_Written request:_ Pull every "script" line out of the data below.

________

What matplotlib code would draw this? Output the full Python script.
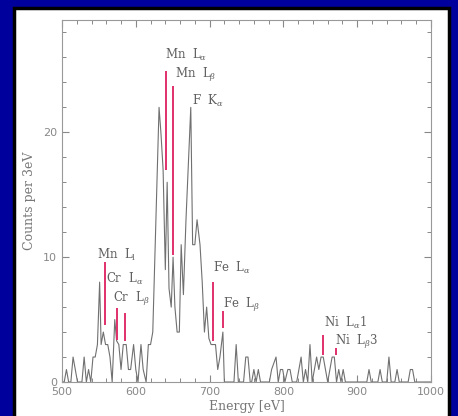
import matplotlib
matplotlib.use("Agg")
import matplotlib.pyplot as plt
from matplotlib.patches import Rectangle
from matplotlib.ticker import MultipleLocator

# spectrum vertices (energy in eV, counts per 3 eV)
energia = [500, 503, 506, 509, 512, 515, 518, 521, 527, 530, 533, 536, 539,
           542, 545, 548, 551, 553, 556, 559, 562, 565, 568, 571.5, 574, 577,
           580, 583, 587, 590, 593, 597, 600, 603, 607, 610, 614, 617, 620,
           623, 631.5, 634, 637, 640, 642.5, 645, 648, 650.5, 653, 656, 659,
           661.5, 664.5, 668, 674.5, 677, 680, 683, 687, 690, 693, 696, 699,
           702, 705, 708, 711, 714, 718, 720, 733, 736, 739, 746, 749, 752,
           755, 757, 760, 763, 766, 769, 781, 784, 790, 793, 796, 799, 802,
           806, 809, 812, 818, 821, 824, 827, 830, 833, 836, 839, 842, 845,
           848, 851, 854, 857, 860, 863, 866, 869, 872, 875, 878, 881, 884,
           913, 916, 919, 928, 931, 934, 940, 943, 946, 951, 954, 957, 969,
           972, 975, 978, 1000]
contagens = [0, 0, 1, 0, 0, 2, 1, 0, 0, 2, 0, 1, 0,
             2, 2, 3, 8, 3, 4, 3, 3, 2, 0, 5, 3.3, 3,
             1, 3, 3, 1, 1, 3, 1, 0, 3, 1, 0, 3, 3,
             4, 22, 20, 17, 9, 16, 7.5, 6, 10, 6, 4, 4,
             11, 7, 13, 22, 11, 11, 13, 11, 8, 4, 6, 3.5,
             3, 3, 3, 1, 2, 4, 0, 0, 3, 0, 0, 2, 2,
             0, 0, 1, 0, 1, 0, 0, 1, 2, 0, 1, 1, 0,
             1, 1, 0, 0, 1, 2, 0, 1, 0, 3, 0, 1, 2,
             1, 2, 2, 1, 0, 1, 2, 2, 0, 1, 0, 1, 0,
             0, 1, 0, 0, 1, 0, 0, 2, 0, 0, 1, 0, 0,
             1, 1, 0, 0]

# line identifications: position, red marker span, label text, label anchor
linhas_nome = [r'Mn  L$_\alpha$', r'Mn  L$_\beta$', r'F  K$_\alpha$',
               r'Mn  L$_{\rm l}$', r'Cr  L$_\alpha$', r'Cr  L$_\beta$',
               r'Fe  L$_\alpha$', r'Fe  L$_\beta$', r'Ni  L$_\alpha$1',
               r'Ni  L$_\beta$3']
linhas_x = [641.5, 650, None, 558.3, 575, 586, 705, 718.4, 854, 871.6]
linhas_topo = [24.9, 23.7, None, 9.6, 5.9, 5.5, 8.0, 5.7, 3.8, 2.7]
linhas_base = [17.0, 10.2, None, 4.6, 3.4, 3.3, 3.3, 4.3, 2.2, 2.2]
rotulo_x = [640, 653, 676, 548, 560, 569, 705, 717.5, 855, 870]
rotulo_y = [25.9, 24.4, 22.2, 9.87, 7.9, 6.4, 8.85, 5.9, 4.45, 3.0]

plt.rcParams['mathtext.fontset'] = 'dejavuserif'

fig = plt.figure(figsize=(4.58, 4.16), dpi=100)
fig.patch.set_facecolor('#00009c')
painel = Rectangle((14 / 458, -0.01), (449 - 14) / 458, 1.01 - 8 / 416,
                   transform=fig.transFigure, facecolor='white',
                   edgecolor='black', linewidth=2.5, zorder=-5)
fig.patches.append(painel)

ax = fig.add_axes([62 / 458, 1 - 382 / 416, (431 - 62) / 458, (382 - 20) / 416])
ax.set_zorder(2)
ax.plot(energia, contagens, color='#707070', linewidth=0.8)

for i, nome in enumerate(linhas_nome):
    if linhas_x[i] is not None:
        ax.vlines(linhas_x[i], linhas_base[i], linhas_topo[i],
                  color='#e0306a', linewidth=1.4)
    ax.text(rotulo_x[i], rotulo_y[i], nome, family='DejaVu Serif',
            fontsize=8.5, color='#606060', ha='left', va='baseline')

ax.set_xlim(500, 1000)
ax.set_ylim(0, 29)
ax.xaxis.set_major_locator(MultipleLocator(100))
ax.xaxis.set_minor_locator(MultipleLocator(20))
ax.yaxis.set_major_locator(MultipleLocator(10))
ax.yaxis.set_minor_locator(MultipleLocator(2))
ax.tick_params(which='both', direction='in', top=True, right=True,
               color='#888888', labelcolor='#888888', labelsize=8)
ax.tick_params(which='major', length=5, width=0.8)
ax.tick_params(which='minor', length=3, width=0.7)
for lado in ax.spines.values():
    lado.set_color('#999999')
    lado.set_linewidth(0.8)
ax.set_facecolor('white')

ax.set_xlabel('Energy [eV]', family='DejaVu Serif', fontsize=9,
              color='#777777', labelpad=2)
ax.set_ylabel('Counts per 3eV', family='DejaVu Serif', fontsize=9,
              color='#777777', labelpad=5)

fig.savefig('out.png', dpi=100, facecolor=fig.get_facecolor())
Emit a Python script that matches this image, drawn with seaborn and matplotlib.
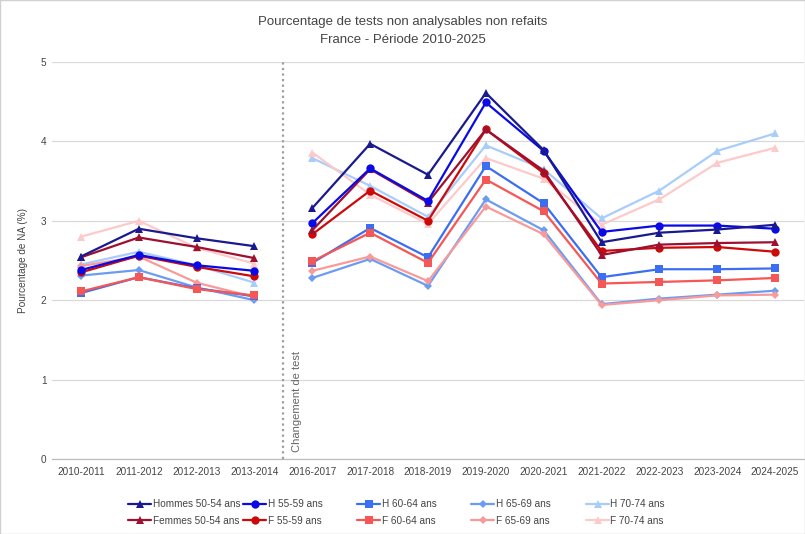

________

_Full output:_
What matplotlib code would draw this? Output the full Python script.
Emit a Python script that matches this image, drawn with seaborn and matplotlib.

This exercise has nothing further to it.